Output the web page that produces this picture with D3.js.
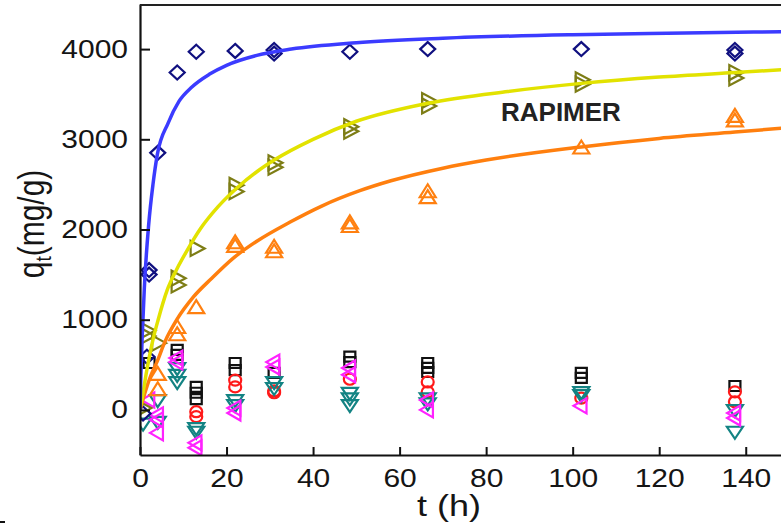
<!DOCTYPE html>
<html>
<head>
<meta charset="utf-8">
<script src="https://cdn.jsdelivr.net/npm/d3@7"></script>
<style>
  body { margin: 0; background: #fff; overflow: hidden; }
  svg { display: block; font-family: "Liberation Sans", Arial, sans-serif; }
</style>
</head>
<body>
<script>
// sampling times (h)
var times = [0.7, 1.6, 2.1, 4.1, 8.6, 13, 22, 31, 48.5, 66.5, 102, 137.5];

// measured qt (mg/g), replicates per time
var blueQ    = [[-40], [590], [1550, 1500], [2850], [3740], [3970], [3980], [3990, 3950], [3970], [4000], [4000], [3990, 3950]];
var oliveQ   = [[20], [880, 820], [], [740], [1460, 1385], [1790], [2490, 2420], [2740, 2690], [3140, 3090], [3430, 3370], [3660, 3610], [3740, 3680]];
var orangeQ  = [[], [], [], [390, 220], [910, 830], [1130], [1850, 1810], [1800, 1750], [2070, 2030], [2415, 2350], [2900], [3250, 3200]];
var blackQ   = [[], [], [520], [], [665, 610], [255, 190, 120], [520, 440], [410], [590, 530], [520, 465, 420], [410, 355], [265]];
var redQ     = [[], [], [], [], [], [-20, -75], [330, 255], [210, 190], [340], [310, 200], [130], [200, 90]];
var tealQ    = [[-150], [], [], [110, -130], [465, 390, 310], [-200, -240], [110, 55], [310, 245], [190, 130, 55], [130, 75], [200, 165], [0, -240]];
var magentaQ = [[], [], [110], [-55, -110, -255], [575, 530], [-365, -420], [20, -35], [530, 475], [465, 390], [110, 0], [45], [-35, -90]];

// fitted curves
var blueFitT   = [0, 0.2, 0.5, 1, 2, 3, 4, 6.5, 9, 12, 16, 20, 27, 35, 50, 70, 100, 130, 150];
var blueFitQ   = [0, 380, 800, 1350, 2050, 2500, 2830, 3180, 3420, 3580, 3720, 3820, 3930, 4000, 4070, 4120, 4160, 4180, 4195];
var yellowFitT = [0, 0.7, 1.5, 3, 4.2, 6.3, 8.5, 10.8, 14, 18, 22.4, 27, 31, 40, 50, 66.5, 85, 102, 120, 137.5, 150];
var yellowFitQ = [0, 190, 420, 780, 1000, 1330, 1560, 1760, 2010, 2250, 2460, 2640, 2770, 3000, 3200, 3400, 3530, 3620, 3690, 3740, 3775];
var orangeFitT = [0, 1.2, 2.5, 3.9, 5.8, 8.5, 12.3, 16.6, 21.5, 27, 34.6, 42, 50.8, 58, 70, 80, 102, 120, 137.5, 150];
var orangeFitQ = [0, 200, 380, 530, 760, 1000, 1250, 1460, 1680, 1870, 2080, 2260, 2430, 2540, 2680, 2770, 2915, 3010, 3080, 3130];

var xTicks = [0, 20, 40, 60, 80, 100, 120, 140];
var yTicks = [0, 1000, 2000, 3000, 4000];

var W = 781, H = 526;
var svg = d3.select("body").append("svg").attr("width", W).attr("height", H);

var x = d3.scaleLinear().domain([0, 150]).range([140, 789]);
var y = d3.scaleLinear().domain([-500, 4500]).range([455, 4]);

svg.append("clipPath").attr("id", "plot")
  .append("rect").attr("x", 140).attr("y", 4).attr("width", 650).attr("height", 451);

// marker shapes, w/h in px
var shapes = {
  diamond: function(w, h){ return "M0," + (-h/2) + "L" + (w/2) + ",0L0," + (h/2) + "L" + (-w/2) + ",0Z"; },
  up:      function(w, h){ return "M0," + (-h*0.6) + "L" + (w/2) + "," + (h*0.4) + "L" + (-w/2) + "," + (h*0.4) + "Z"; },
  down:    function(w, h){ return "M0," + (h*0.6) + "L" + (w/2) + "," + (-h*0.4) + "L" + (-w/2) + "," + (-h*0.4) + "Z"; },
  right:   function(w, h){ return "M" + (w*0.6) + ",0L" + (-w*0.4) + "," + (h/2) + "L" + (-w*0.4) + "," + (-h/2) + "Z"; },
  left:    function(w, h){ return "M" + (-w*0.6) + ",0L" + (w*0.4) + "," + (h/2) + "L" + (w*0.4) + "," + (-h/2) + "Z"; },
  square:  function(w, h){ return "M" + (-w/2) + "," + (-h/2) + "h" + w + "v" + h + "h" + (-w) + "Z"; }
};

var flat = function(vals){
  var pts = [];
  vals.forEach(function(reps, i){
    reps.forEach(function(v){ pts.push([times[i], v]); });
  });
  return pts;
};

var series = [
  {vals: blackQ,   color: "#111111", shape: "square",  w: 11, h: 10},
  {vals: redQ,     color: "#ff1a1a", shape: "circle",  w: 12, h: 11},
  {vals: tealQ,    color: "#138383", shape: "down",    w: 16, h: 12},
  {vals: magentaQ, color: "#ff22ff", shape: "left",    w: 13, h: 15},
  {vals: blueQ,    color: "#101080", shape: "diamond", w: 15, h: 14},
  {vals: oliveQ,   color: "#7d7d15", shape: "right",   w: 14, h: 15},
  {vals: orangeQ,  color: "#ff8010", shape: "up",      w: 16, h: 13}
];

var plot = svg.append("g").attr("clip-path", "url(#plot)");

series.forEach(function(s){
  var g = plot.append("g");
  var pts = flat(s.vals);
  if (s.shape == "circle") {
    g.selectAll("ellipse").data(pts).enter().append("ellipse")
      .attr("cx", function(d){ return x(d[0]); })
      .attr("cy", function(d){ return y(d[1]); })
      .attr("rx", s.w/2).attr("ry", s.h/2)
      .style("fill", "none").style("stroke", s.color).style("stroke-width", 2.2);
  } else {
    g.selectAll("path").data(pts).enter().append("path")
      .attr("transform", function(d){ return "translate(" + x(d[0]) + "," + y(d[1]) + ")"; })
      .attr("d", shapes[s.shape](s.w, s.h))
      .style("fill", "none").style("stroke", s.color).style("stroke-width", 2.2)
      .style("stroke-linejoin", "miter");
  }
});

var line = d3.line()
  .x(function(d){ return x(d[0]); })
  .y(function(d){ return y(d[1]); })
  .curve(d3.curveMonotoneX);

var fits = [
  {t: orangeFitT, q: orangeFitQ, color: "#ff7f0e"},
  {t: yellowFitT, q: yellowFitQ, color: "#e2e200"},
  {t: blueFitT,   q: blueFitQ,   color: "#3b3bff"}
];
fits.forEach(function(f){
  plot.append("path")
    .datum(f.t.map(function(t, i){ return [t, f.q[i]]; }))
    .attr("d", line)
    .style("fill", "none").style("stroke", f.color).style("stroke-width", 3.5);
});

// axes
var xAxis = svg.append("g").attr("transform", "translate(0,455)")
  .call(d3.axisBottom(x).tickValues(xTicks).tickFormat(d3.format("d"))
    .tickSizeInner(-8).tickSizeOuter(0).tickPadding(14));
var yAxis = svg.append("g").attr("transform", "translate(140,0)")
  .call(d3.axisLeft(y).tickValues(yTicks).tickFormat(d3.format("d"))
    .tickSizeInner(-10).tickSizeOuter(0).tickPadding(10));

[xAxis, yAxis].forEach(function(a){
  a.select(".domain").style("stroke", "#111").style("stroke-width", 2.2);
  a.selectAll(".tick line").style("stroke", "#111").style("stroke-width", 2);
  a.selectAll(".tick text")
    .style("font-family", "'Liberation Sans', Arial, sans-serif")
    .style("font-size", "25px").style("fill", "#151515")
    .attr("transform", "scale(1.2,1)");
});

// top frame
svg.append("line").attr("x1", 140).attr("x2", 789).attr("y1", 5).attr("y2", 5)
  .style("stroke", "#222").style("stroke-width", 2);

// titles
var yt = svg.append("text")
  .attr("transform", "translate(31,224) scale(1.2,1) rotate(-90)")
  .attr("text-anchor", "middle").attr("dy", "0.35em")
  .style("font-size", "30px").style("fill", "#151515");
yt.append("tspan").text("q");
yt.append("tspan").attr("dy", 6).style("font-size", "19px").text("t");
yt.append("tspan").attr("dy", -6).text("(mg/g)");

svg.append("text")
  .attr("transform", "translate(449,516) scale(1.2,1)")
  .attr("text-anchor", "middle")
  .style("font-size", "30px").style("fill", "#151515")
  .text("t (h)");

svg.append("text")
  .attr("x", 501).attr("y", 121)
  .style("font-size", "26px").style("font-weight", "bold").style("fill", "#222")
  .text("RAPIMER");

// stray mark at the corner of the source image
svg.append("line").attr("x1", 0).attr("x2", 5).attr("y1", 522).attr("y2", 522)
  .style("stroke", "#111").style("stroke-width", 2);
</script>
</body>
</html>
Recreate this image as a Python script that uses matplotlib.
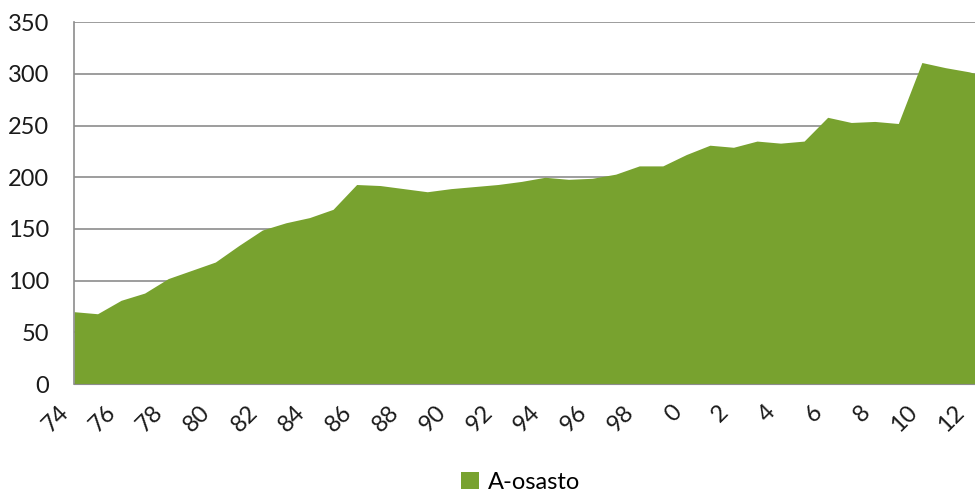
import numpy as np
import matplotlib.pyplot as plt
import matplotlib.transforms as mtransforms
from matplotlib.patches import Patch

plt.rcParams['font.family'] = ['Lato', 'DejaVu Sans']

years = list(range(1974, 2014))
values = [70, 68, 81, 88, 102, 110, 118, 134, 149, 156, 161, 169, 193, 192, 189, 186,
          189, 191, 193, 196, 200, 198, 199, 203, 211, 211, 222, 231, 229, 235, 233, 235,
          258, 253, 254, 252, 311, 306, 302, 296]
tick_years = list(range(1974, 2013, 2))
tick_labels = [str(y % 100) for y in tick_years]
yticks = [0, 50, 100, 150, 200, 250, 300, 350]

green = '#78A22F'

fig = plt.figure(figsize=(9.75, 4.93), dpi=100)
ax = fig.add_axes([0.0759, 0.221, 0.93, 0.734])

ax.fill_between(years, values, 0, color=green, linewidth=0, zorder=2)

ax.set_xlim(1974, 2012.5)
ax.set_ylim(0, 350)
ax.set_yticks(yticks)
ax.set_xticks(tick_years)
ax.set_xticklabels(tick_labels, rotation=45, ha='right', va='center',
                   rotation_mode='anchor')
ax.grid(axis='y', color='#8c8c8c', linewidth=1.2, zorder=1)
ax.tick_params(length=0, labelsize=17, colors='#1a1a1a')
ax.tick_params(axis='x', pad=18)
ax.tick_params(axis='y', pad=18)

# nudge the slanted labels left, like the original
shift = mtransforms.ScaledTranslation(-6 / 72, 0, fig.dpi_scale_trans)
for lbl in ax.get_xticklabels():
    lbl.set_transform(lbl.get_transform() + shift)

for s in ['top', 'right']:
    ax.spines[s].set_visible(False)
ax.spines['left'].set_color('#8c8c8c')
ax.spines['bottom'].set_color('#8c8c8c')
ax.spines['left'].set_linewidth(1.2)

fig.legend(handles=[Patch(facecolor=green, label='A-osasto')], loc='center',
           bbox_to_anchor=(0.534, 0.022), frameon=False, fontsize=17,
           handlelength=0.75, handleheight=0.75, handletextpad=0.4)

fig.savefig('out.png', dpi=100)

▸ **Stated problem**:
From the opening line of the listing above through the line bearing "66.5, 102, 137.5];", repeat each line exactly. Drop every picture.

▸ **Written reply**:
Output the web page that produces this picture with D3.js.
<!DOCTYPE html>
<html>
<head>
<meta charset="utf-8">
<script src="https://cdn.jsdelivr.net/npm/d3@7"></script>
<style>
  body { margin: 0; background: #fff; overflow: hidden; }
  svg { display: block; font-family: "Liberation Sans", Arial, sans-serif; }
</style>
</head>
<body>
<script>
// sampling times (h)
var times = [0.7, 1.6, 2.1, 4.1, 8.6, 13, 22, 31, 48.5, 66.5, 102, 137.5];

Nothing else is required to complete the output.